То, сколько времени человек тратит, чтобы прочесть тот или иной абзац, влияет на то, как он воспринимает написанное в этом абзаце. Длинный абзац – это аналог ремарки «прошло много времени»; короткий – «все случилось молниеносно». Когда я пишу роман, я часто смотрю на величину абзаца и думаю: нет, пять строк – это слишком мало. Тут надо добавить еще три-четыре строки, иначе читатель вместе с героем слишком быстро окажутся в точке, которую описывает следующий абзац.

С помощью формы текста – размера абзацев, длины реплик в диалогах, и т.п. – можно создавать для читателя паузы и ускорения, замедлять его или подталкивать дальше по сюжету. Все это – важная часть самого опыта чтения и составляющих его эмоций. Если этого нет, читатель чаще всего вообще не чувствует, что воспринимает сейчас что-то по-настоящему важное.

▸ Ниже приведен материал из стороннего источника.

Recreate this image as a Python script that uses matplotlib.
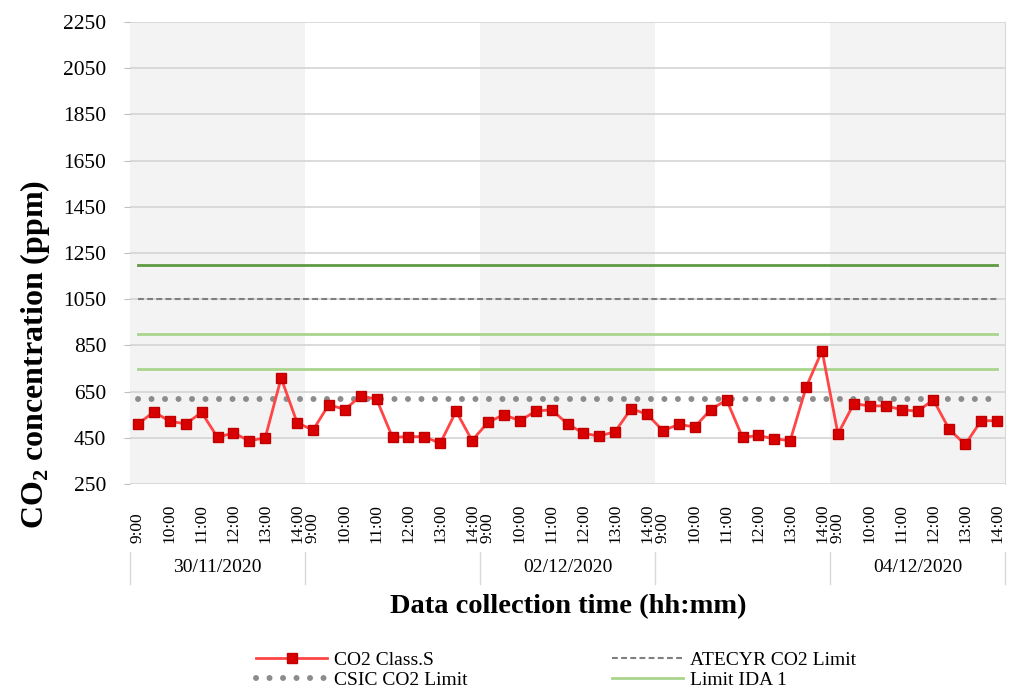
import matplotlib
matplotlib.use("Agg")
import matplotlib.pyplot as plt
from matplotlib.lines import Line2D
import matplotlib.transforms as mtransforms

plt.rcParams['font.family'] = ['Liberation Serif', 'DejaVu Serif']
plt.rcParams['mathtext.fontset'] = 'custom'
plt.rcParams['mathtext.rm'] = 'Liberation Serif'
plt.rcParams['mathtext.bf'] = 'Liberation Serif:bold'

# ---- data ----
days = ["30/11/2020", "01/12/2020", "02/12/2020", "03/12/2020", "04/12/2020"]
day_labels_shown = ["30/11/2020", "", "02/12/2020", "", "04/12/2020"]
times = ["9:00", "9:30", "10:00", "10:30", "11:00", "11:30", "12:00", "12:30", "13:00", "13:30", "14:00"]
time_labels = ["9:00", "", "10:00", "", "11:00", "", "12:00", "", "13:00", "", "14:00"]

co2_class_s = [
    510, 562, 522, 510, 560, 452, 471, 437, 450, 709, 516,
    483, 594, 572, 631, 617, 452, 455, 455, 426, 565, 438,
    517, 550, 524, 565, 572, 510, 470, 457, 477, 576, 552,
    481, 508, 497, 572, 614, 452, 460, 445, 438, 669, 827,
    467, 598, 588, 588, 572, 565, 614, 486, 421, 524, 524,
]
atecyr_limit = 1050
csic_limit = 620
ida1_limit = 750
ida_other_limits = [900, 1200]

y_ticks = list(range(250, 2251, 200))

n_per_day = len(times)
n = len(co2_class_s)
x = list(range(n))

# ---- figure ----
fig = plt.figure(figsize=(10.11, 6.91), dpi=100)
ax = fig.add_axes([130/1011, 1-484/691, 875/1011, 462/691])

ax.set_xlim(-0.5, n - 0.5)
ax.set_ylim(250, 2250)

# alternating day shading
for d in range(len(days)):
    if d % 2 == 0:
        ax.axvspan(d*n_per_day - 0.5, (d+1)*n_per_day - 0.5, color="#f3f3f3", zorder=0, lw=0)

ax.set_yticks(y_ticks)
ax.set_yticklabels([str(v) for v in y_ticks], fontsize=15.5)
ax.yaxis.grid(True, color="#d4d4d4", lw=1.2, zorder=1)
ax.set_axisbelow(True)
ax.tick_params(axis='y', length=4, color="#bfbfbf", pad=13)
ax.set_xticks([])
for s in ["left", "top", "bottom"]:
    ax.spines[s].set_visible(False)
ax.spines["right"].set_color("#d9d9d9")

# limit lines
ax.plot(x, [ida_other_limits[1]]*n, color="#5e9a43", lw=2, zorder=3)
ax.plot(x, [ida_other_limits[0]]*n, color="#a9d48e", lw=2, zorder=3)
l_ida, = ax.plot(x, [ida1_limit]*n, color="#a9d48e", lw=2, zorder=3, label="Limit IDA 1")
l_atecyr, = ax.plot(x, [atecyr_limit]*n, color="#7f7f7f", lw=1.5, ls=(0, (2.8, 1.6)), zorder=3,
                    label="ATECYR CO2 Limit")
l_csic, = ax.plot(x, [csic_limit]*n, color="#8c8c8c", lw=4.3, ls=(0, (0.01, 2.25)),
                  dash_capstyle="round", zorder=3, label="CSIC CO2 Limit")
l_co2, = ax.plot(x, co2_class_s, color="#ff4545", lw=2, marker="s", markersize=7.5,
                 markerfacecolor="#d80000", markeredgecolor="#c00000", zorder=4,
                 label="CO2 Class.S")

# x category labels (time + day)
btrans = mtransforms.blended_transform_factory(ax.transData, ax.transAxes)
for d in range(len(days)):
    for i, t in enumerate(time_labels):
        if t:
            ax.text(d*n_per_day + i, (484-543)/462, t, transform=btrans, rotation=90,
                    ha="center", va="bottom", fontsize=12.5, color="#000000")
    ax.text(d*n_per_day + (n_per_day-1)/2, (484-568)/462, day_labels_shown[d], transform=btrans,
            ha="center", va="center", fontsize=14)
for d in range(len(days)+1):
    xd = d*n_per_day - 0.5
    ax.add_line(Line2D([xd, xd], [(484-552)/462, (484-584)/462], transform=btrans,
                       color="#d9d9d9", lw=1, clip_on=False))

fig.text(568/1011, 1-607/691, "Data collection time (hh:mm)", ha="center", va="center",
         fontsize=20.5, fontweight="bold")
fig.text(35/1011, 1-355/691, r"CO$_\mathbf{2}$ concentration (ppm)", ha="center", va="center",
         rotation=90, fontsize=23, fontweight="bold")

leg = fig.legend(handles=[l_co2, l_csic, l_atecyr, l_ida], ncol=2, loc="center",
                 bbox_to_anchor=(556/1011, 1-670/691), frameon=False, fontsize=14,
                 handlelength=3.66, columnspacing=7.4, labelspacing=0.12, handletextpad=0.36,
                 borderpad=0.2)

fig.savefig("out.png", dpi=100)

Поэтому, например, я никак не могу посреди написания романа перейти на удобный софт для писателей и продолжаю жрать кактус, как те мыши из анекдота, – то есть пилить свой 300-страничный текст в документе Word.

Раз в пару недель этот титанический документ зависает, операционная система крэшится, и мне приходится перезагружать ноутбук. Но я понимаю, что если перейду на софт, в котором страница текста будет выглядеть как-то иначе, то вся моя визуальная режиссура чтения пойдет насмарку. Я попросту не смогу сказать, длинный у меня получился абзац, короткий – или такой, как надо в этой сюжетной точке. Как если бы, скажем, у вас были часы, в которых цифры внезапно заменили цветами: половина синего – это много или мало по сравнению с 22:30?..

...О чем это все? О том, что работа писателя и сценариста не ограничивается путем героя, спасением котика и слепым десятипальцевым методом печати. Есть масса других вещей, которые кажутся незначительными или вовсе не относящимися к делу, но которые тем не менее являются неотъемлемой частью читательского восприятия – а значит, и писательского труда. И уметь с ними правильно обращаться не менее, а часто и более важно, чем глубокое понимание трехактной структуры или способность писать искрометные диалоги, – ведь, когда мы пишем романы или сценарии, на самом деле мы занимаемся совершенно не этим.

На самом деле мы создаем не текст. А особую, уникальную ситуацию восприятия – для человека, который вдруг почему-то возьмет этот текст и начнет читать.